━━━ Given data ━━━

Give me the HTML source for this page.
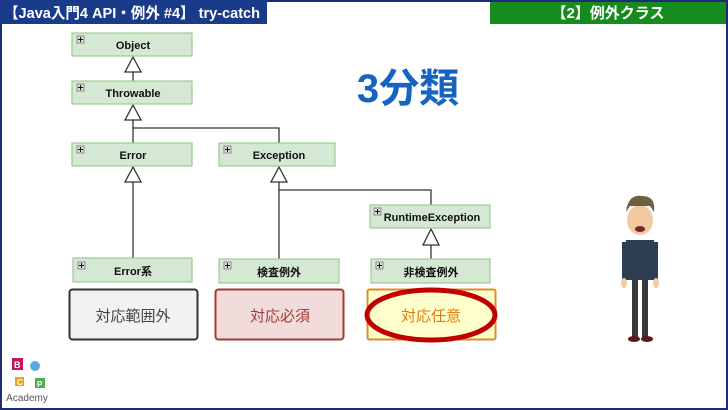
<!DOCTYPE html>
<html><head><meta charset="utf-8"><style>
html,body{margin:0;padding:0;background:#fff}
svg{display:block}
text{font-family:"Liberation Sans","Noto Sans CJK JP",sans-serif}
</style></head><body>
<svg width="728" height="410" viewBox="0 0 728 410" xmlns="http://www.w3.org/2000/svg">
<rect x="1" y="1" width="726" height="408" fill="#fff" stroke="#1f2a7a" stroke-width="2"/>
<rect x="0" y="0" width="267" height="24" fill="#1a3a8a"/>
<text x="4" y="18" font-size="15" font-weight="bold" fill="#fff" textLength="256" lengthAdjust="spacingAndGlyphs">【Java入門4 API・例外 #4】 try-catch</text>
<rect x="490" y="2" width="236" height="22" fill="#168c1e"/>
<text x="608" y="18" font-size="15" font-weight="bold" fill="#fff" text-anchor="middle">【2】例外クラス</text>
<text x="408" y="102" font-size="40" font-weight="bold" fill="#1565c0" text-anchor="middle">3分類</text>

<g stroke="#333" stroke-width="1.3" fill="none">
<line x1="133" y1="72" x2="133" y2="81"/>
<line x1="133" y1="120" x2="133" y2="143"/>
<polyline points="133,128 279,128 279,143"/>
<line x1="133" y1="182" x2="133" y2="258"/>
<line x1="279" y1="182" x2="279" y2="259"/>
<polyline points="279,190 431,190 431,205"/>
<line x1="431" y1="245" x2="431" y2="259"/>
</g>
<g stroke="#333" stroke-width="1.3" fill="#fff">
<polygon points="133,57 125,72 141,72"/>
<polygon points="133,105 125,120 141,120"/>
<polygon points="133,167 125,182 141,182"/>
<polygon points="279,167 271,182 287,182"/>
<polygon points="431,229 423,245 439,245"/>
</g>

<g font-size="11" font-weight="bold" fill="#111" text-anchor="middle">
<g fill="#d5e8d4" stroke="#9ccc8f" stroke-width="1.2">
<rect x="72" y="33" width="120" height="23"/>
<rect x="72" y="81" width="120" height="23"/>
<rect x="72" y="143" width="120" height="23"/>
<rect x="219" y="143" width="116" height="23"/>
<rect x="370" y="205" width="120" height="23"/>
<rect x="73" y="258" width="119" height="24"/>
<rect x="219" y="259" width="120" height="24"/>
<rect x="371" y="259" width="119" height="24"/>
</g>
<g fill="#ddd" stroke="#777" stroke-width="0.8">
<rect x="77" y="36" width="7" height="7"/><rect x="77" y="84" width="7" height="7"/>
<rect x="77" y="146" width="7" height="7"/><rect x="224" y="146" width="7" height="7"/>
<rect x="374" y="208" width="7" height="7"/><rect x="78" y="262" width="7" height="7"/>
<rect x="224" y="262" width="7" height="7"/><rect x="376" y="262" width="7" height="7"/>
</g>
<g stroke="#111" stroke-width="1">
<path d="M78 39.5h5M80.5 37v5M78 87.5h5M80.5 85v5M78 149.5h5M80.5 147v5M225 149.5h5M227.5 147v5M375 211.5h5M377.5 209v5M79 265.5h5M81.5 263v5M225 265.5h5M227.5 263v5M377 265.5h5M379.5 263v5"/>
</g>
<text x="133" y="49">Object</text>
<text x="133" y="97">Throwable</text>
<text x="133" y="159">Error</text>
<text x="279" y="159">Exception</text>
<text x="432" y="221">RuntimeException</text>
<text x="133" y="275">Error系</text>
<text x="279" y="276">検査例外</text>
<text x="431" y="276">非検査例外</text>
</g>

<rect x="69.5" y="289.5" width="128" height="50" rx="3" fill="#f2f2f2" stroke="#333" stroke-width="2"/>
<text x="133" y="321" font-size="15" fill="#444" text-anchor="middle">対応範囲外</text>
<rect x="215.5" y="289.5" width="128" height="50" rx="3" fill="#f2dcdb" stroke="#a33a3a" stroke-width="2"/>
<text x="280" y="321" font-size="15" fill="#a33a3a" text-anchor="middle">対応必須</text>
<rect x="367.5" y="289.5" width="128" height="50" rx="2" fill="#ffffcc" stroke="#e58a2a" stroke-width="2"/>
<ellipse cx="431" cy="315" rx="64" ry="25" fill="#ffffcc" stroke="#c00000" stroke-width="5"/>
<text x="431" y="321" font-size="15" fill="#e07a10" text-anchor="middle">対応任意</text>

<g>
<ellipse cx="640" cy="220" rx="13" ry="15" fill="#f2c9a0"/>
<path d="M626 212 q2 -18 16 -16 q14 0 12 16 l-4 -6 -20 0z" fill="#6b6040"/>
<ellipse cx="640" cy="229" rx="5" ry="3" fill="#7a2030"/>
<path d="M626 240 l28 0 4 40 -36 0z" fill="#2c3e50"/>
<rect x="622" y="242" width="6" height="36" fill="#2c3e50"/>
<rect x="652" y="242" width="6" height="36" fill="#2c3e50"/>
<rect x="632" y="280" width="6" height="58" fill="#3a3a3a"/>
<rect x="642" y="280" width="6" height="58" fill="#3a3a3a"/>
<ellipse cx="634" cy="339" rx="6" ry="3" fill="#5a1a1a"/>
<ellipse cx="647" cy="339" rx="6" ry="3" fill="#5a1a1a"/>
<ellipse cx="624" cy="283" rx="3" ry="5" fill="#f2c9a0"/>
<ellipse cx="656" cy="283" rx="3" ry="5" fill="#f2c9a0"/>
</g>

<g font-size="9" font-weight="bold" fill="#fff">
<rect x="12" y="358" width="11" height="12" fill="#c2185b"/><text x="14" y="368">B</text>
<circle cx="35" cy="366" r="5" fill="#5aa9e0"/>
<rect x="15" y="377" width="9" height="9" fill="#e6a817"/><text x="17" y="385" font-size="8">C</text>
<rect x="35" y="378" width="10" height="10" fill="#4caf50"/><text x="37" y="387" font-size="8">P</text>
</g>
<text x="27" y="401" font-size="10" fill="#555" text-anchor="middle">Academy</text>
</svg>
</body></html>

━━━

_Given problem_
Without the pictures, retype the whole of the material above exactly.

_In response_
Give me the HTML source for this page.
<!DOCTYPE html>
<html><head><meta charset="utf-8"><style>
html,body{margin:0;padding:0;background:#fff}
svg{display:block}
text{font-family:"Liberation Sans","Noto Sans CJK JP",sans-serif}
</style></head><body>
<svg width="728" height="410" viewBox="0 0 728 410" xmlns="http://www.w3.org/2000/svg">
<rect x="1" y="1" width="726" height="408" fill="#fff" stroke="#1f2a7a" stroke-width="2"/>
<rect x="0" y="0" width="267" height="24" fill="#1a3a8a"/>
<text x="4" y="18" font-size="15" font-weight="bold" fill="#fff" textLength="256" lengthAdjust="spacingAndGlyphs">【Java入門4 API・例外 #4】 try-catch</text>
<rect x="490" y="2" width="236" height="22" fill="#168c1e"/>
<text x="608" y="18" font-size="15" font-weight="bold" fill="#fff" text-anchor="middle">【2】例外クラス</text>
<text x="408" y="102" font-size="40" font-weight="bold" fill="#1565c0" text-anchor="middle">3分類</text>

<g stroke="#333" stroke-width="1.3" fill="none">
<line x1="133" y1="72" x2="133" y2="81"/>
<line x1="133" y1="120" x2="133" y2="143"/>
<polyline points="133,128 279,128 279,143"/>
<line x1="133" y1="182" x2="133" y2="258"/>
<line x1="279" y1="182" x2="279" y2="259"/>
<polyline points="279,190 431,190 431,205"/>
<line x1="431" y1="245" x2="431" y2="259"/>
</g>
<g stroke="#333" stroke-width="1.3" fill="#fff">
<polygon points="133,57 125,72 141,72"/>
<polygon points="133,105 125,120 141,120"/>
<polygon points="133,167 125,182 141,182"/>
<polygon points="279,167 271,182 287,182"/>
<polygon points="431,229 423,245 439,245"/>
</g>

<g font-size="11" font-weight="bold" fill="#111" text-anchor="middle">
<g fill="#d5e8d4" stroke="#9ccc8f" stroke-width="1.2">
<rect x="72" y="33" width="120" height="23"/>
<rect x="72" y="81" width="120" height="23"/>
<rect x="72" y="143" width="120" height="23"/>
<rect x="219" y="143" width="116" height="23"/>
<rect x="370" y="205" width="120" height="23"/>
<rect x="73" y="258" width="119" height="24"/>
<rect x="219" y="259" width="120" height="24"/>
<rect x="371" y="259" width="119" height="24"/>
</g>
<g fill="#ddd" stroke="#777" stroke-width="0.8">
<rect x="77" y="36" width="7" height="7"/><rect x="77" y="84" width="7" height="7"/>
<rect x="77" y="146" width="7" height="7"/><rect x="224" y="146" width="7" height="7"/>
<rect x="374" y="208" width="7" height="7"/><rect x="78" y="262" width="7" height="7"/>
<rect x="224" y="262" width="7" height="7"/><rect x="376" y="262" width="7" height="7"/>
</g>
<g stroke="#111" stroke-width="1">
<path d="M78 39.5h5M80.5 37v5M78 87.5h5M80.5 85v5M78 149.5h5M80.5 147v5M225 149.5h5M227.5 147v5M375 211.5h5M377.5 209v5M79 265.5h5M81.5 263v5M225 265.5h5M227.5 263v5M377 265.5h5M379.5 263v5"/>
</g>
<text x="133" y="49">Object</text>
<text x="133" y="97">Throwable</text>
<text x="133" y="159">Error</text>
<text x="279" y="159">Exception</text>
<text x="432" y="221">RuntimeException</text>
<text x="133" y="275">Error系</text>
<text x="279" y="276">検査例外</text>
<text x="431" y="276">非検査例外</text>
</g>

<rect x="69.5" y="289.5" width="128" height="50" rx="3" fill="#f2f2f2" stroke="#333" stroke-width="2"/>
<text x="133" y="321" font-size="15" fill="#444" text-anchor="middle">対応範囲外</text>
<rect x="215.5" y="289.5" width="128" height="50" rx="3" fill="#f2dcdb" stroke="#a33a3a" stroke-width="2"/>
<text x="280" y="321" font-size="15" fill="#a33a3a" text-anchor="middle">対応必須</text>
<rect x="367.5" y="289.5" width="128" height="50" rx="2" fill="#ffffcc" stroke="#e58a2a" stroke-width="2"/>
<ellipse cx="431" cy="315" rx="64" ry="25" fill="#ffffcc" stroke="#c00000" stroke-width="5"/>
<text x="431" y="321" font-size="15" fill="#e07a10" text-anchor="middle">対応任意</text>

<g>
<ellipse cx="640" cy="220" rx="13" ry="15" fill="#f2c9a0"/>
<path d="M626 212 q2 -18 16 -16 q14 0 12 16 l-4 -6 -20 0z" fill="#6b6040"/>
<ellipse cx="640" cy="229" rx="5" ry="3" fill="#7a2030"/>
<path d="M626 240 l28 0 4 40 -36 0z" fill="#2c3e50"/>
<rect x="622" y="242" width="6" height="36" fill="#2c3e50"/>
<rect x="652" y="242" width="6" height="36" fill="#2c3e50"/>
<rect x="632" y="280" width="6" height="58" fill="#3a3a3a"/>
<rect x="642" y="280" width="6" height="58" fill="#3a3a3a"/>
<ellipse cx="634" cy="339" rx="6" ry="3" fill="#5a1a1a"/>
<ellipse cx="647" cy="339" rx="6" ry="3" fill="#5a1a1a"/>
<ellipse cx="624" cy="283" rx="3" ry="5" fill="#f2c9a0"/>
<ellipse cx="656" cy="283" rx="3" ry="5" fill="#f2c9a0"/>
</g>

<g font-size="9" font-weight="bold" fill="#fff">
<rect x="12" y="358" width="11" height="12" fill="#c2185b"/><text x="14" y="368">B</text>
<circle cx="35" cy="366" r="5" fill="#5aa9e0"/>
<rect x="15" y="377" width="9" height="9" fill="#e6a817"/><text x="17" y="385" font-size="8">C</text>
<rect x="35" y="378" width="10" height="10" fill="#4caf50"/><text x="37" y="387" font-size="8">P</text>
</g>
<text x="27" y="401" font-size="10" fill="#555" text-anchor="middle">Academy</text>
</svg>
</body></html>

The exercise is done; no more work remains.